● AIM OF THE EXERCISE: Copy out all of the data below with no alterations.

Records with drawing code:
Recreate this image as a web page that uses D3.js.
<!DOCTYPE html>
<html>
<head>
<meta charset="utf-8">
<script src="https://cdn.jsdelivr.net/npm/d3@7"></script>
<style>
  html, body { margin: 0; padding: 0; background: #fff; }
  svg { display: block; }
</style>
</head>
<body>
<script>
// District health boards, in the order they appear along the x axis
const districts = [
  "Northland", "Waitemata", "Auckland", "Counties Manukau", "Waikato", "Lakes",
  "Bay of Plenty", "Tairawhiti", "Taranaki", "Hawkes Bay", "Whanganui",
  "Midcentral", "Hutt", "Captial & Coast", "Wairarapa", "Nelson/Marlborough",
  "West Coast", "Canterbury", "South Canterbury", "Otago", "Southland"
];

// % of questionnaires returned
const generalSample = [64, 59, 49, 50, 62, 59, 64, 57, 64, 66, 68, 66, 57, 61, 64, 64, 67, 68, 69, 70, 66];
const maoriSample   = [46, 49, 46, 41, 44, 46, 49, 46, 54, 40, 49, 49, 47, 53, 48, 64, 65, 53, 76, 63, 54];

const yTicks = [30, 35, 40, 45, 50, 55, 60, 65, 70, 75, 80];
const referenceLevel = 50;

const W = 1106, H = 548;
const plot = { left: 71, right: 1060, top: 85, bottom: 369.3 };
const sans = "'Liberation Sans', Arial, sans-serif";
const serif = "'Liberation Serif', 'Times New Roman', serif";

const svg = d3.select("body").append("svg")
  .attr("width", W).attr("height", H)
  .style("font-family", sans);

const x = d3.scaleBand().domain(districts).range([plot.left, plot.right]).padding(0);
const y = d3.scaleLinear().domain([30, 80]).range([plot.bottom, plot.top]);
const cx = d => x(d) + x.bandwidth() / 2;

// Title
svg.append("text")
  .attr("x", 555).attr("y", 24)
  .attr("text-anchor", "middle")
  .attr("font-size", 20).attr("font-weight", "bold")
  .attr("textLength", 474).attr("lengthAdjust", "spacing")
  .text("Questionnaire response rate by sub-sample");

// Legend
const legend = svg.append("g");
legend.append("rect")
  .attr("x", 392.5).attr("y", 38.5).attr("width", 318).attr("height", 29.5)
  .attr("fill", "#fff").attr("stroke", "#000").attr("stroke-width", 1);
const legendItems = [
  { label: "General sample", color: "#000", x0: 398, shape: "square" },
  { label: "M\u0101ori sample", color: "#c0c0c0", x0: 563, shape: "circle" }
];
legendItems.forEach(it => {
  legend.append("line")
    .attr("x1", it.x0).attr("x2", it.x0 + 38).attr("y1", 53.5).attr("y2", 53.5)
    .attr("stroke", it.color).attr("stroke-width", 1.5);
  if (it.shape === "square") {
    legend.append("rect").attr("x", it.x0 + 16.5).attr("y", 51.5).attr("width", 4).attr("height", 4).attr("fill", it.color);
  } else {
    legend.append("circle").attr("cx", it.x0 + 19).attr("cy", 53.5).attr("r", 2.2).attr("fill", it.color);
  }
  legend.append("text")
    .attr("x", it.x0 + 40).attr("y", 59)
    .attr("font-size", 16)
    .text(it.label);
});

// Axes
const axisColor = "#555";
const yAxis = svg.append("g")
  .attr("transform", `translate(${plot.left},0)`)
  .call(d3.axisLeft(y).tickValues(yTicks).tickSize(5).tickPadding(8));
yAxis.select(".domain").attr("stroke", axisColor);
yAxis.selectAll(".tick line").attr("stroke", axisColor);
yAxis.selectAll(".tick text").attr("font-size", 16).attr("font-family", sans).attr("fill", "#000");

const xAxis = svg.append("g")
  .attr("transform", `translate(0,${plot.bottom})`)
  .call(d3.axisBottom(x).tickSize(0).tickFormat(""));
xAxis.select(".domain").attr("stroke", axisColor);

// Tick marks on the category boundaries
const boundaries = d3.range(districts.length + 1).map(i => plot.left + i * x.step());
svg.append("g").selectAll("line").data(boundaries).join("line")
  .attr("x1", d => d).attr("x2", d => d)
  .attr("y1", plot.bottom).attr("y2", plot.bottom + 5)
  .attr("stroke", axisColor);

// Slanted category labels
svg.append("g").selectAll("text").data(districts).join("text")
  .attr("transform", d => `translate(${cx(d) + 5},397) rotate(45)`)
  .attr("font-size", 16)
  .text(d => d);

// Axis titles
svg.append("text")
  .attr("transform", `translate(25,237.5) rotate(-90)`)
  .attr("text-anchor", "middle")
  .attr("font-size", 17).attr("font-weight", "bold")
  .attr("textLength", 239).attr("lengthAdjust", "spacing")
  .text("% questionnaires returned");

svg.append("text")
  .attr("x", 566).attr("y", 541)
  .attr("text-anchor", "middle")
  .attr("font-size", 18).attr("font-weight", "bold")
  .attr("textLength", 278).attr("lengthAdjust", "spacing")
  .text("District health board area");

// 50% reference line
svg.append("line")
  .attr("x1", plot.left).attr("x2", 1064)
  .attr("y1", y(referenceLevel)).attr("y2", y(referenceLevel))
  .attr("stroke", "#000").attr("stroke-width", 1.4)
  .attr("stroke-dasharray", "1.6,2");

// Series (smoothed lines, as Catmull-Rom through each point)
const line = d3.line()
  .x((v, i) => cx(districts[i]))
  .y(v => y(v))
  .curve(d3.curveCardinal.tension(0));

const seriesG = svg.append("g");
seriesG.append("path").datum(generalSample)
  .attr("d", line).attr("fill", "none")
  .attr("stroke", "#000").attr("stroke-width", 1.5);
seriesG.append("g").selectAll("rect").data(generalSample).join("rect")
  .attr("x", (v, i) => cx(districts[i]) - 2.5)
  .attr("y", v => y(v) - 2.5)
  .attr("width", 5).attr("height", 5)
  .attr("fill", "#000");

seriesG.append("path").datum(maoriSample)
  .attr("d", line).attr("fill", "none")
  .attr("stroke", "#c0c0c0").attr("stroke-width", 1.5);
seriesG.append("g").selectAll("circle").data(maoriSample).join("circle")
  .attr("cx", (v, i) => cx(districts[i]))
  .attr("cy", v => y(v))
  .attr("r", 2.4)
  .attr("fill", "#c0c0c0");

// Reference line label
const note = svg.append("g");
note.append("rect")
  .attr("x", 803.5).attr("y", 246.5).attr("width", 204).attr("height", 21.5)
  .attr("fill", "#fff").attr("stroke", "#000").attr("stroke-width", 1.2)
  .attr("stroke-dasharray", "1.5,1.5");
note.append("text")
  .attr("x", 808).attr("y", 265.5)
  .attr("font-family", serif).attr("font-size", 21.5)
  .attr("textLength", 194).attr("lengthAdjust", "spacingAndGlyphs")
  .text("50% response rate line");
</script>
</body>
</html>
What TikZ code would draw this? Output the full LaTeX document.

● OUTPUT FOR THIS EXERCISE:
Recreate this image as a web page that uses D3.js.
<!DOCTYPE html>
<html>
<head>
<meta charset="utf-8">
<script src="https://cdn.jsdelivr.net/npm/d3@7"></script>
<style>
  html, body { margin: 0; padding: 0; background: #fff; }
  svg { display: block; }
</style>
</head>
<body>
<script>
// District health boards, in the order they appear along the x axis
const districts = [
  "Northland", "Waitemata", "Auckland", "Counties Manukau", "Waikato", "Lakes",
  "Bay of Plenty", "Tairawhiti", "Taranaki", "Hawkes Bay", "Whanganui",
  "Midcentral", "Hutt", "Captial & Coast", "Wairarapa", "Nelson/Marlborough",
  "West Coast", "Canterbury", "South Canterbury", "Otago", "Southland"
];

// % of questionnaires returned
const generalSample = [64, 59, 49, 50, 62, 59, 64, 57, 64, 66, 68, 66, 57, 61, 64, 64, 67, 68, 69, 70, 66];
const maoriSample   = [46, 49, 46, 41, 44, 46, 49, 46, 54, 40, 49, 49, 47, 53, 48, 64, 65, 53, 76, 63, 54];

const yTicks = [30, 35, 40, 45, 50, 55, 60, 65, 70, 75, 80];
const referenceLevel = 50;

const W = 1106, H = 548;
const plot = { left: 71, right: 1060, top: 85, bottom: 369.3 };
const sans = "'Liberation Sans', Arial, sans-serif";
const serif = "'Liberation Serif', 'Times New Roman', serif";

const svg = d3.select("body").append("svg")
  .attr("width", W).attr("height", H)
  .style("font-family", sans);

const x = d3.scaleBand().domain(districts).range([plot.left, plot.right]).padding(0);
const y = d3.scaleLinear().domain([30, 80]).range([plot.bottom, plot.top]);
const cx = d => x(d) + x.bandwidth() / 2;

// Title
svg.append("text")
  .attr("x", 555).attr("y", 24)
  .attr("text-anchor", "middle")
  .attr("font-size", 20).attr("font-weight", "bold")
  .attr("textLength", 474).attr("lengthAdjust", "spacing")
  .text("Questionnaire response rate by sub-sample");

// Legend
const legend = svg.append("g");
legend.append("rect")
  .attr("x", 392.5).attr("y", 38.5).attr("width", 318).attr("height", 29.5)
  .attr("fill", "#fff").attr("stroke", "#000").attr("stroke-width", 1);
const legendItems = [
  { label: "General sample", color: "#000", x0: 398, shape: "square" },
  { label: "M\u0101ori sample", color: "#c0c0c0", x0: 563, shape: "circle" }
];
legendItems.forEach(it => {
  legend.append("line")
    .attr("x1", it.x0).attr("x2", it.x0 + 38).attr("y1", 53.5).attr("y2", 53.5)
    .attr("stroke", it.color).attr("stroke-width", 1.5);
  if (it.shape === "square") {
    legend.append("rect").attr("x", it.x0 + 16.5).attr("y", 51.5).attr("width", 4).attr("height", 4).attr("fill", it.color);
  } else {
    legend.append("circle").attr("cx", it.x0 + 19).attr("cy", 53.5).attr("r", 2.2).attr("fill", it.color);
  }
  legend.append("text")
    .attr("x", it.x0 + 40).attr("y", 59)
    .attr("font-size", 16)
    .text(it.label);
});

// Axes
const axisColor = "#555";
const yAxis = svg.append("g")
  .attr("transform", `translate(${plot.left},0)`)
  .call(d3.axisLeft(y).tickValues(yTicks).tickSize(5).tickPadding(8));
yAxis.select(".domain").attr("stroke", axisColor);
yAxis.selectAll(".tick line").attr("stroke", axisColor);
yAxis.selectAll(".tick text").attr("font-size", 16).attr("font-family", sans).attr("fill", "#000");

const xAxis = svg.append("g")
  .attr("transform", `translate(0,${plot.bottom})`)
  .call(d3.axisBottom(x).tickSize(0).tickFormat(""));
xAxis.select(".domain").attr("stroke", axisColor);

// Tick marks on the category boundaries
const boundaries = d3.range(districts.length + 1).map(i => plot.left + i * x.step());
svg.append("g").selectAll("line").data(boundaries).join("line")
  .attr("x1", d => d).attr("x2", d => d)
  .attr("y1", plot.bottom).attr("y2", plot.bottom + 5)
  .attr("stroke", axisColor);

// Slanted category labels
svg.append("g").selectAll("text").data(districts).join("text")
  .attr("transform", d => `translate(${cx(d) + 5},397) rotate(45)`)
  .attr("font-size", 16)
  .text(d => d);

// Axis titles
svg.append("text")
  .attr("transform", `translate(25,237.5) rotate(-90)`)
  .attr("text-anchor", "middle")
  .attr("font-size", 17).attr("font-weight", "bold")
  .attr("textLength", 239).attr("lengthAdjust", "spacing")
  .text("% questionnaires returned");

svg.append("text")
  .attr("x", 566).attr("y", 541)
  .attr("text-anchor", "middle")
  .attr("font-size", 18).attr("font-weight", "bold")
  .attr("textLength", 278).attr("lengthAdjust", "spacing")
  .text("District health board area");

// 50% reference line
svg.append("line")
  .attr("x1", plot.left).attr("x2", 1064)
  .attr("y1", y(referenceLevel)).attr("y2", y(referenceLevel))
  .attr("stroke", "#000").attr("stroke-width", 1.4)
  .attr("stroke-dasharray", "1.6,2");

// Series (smoothed lines, as Catmull-Rom through each point)
const line = d3.line()
  .x((v, i) => cx(districts[i]))
  .y(v => y(v))
  .curve(d3.curveCardinal.tension(0));

const seriesG = svg.append("g");
seriesG.append("path").datum(generalSample)
  .attr("d", line).attr("fill", "none")
  .attr("stroke", "#000").attr("stroke-width", 1.5);
seriesG.append("g").selectAll("rect").data(generalSample).join("rect")
  .attr("x", (v, i) => cx(districts[i]) - 2.5)
  .attr("y", v => y(v) - 2.5)
  .attr("width", 5).attr("height", 5)
  .attr("fill", "#000");

seriesG.append("path").datum(maoriSample)
  .attr("d", line).attr("fill", "none")
  .attr("stroke", "#c0c0c0").attr("stroke-width", 1.5);
seriesG.append("g").selectAll("circle").data(maoriSample).join("circle")
  .attr("cx", (v, i) => cx(districts[i]))
  .attr("cy", v => y(v))
  .attr("r", 2.4)
  .attr("fill", "#c0c0c0");

// Reference line label
const note = svg.append("g");
note.append("rect")
  .attr("x", 803.5).attr("y", 246.5).attr("width", 204).attr("height", 21.5)
  .attr("fill", "#fff").attr("stroke", "#000").attr("stroke-width", 1.2)
  .attr("stroke-dasharray", "1.5,1.5");
note.append("text")
  .attr("x", 808).attr("y", 265.5)
  .attr("font-family", serif).attr("font-size", 21.5)
  .attr("textLength", 194).attr("lengthAdjust", "spacingAndGlyphs")
  .text("50% response rate line");
</script>
</body>
</html>
What TikZ code would draw this? Output the full LaTeX document.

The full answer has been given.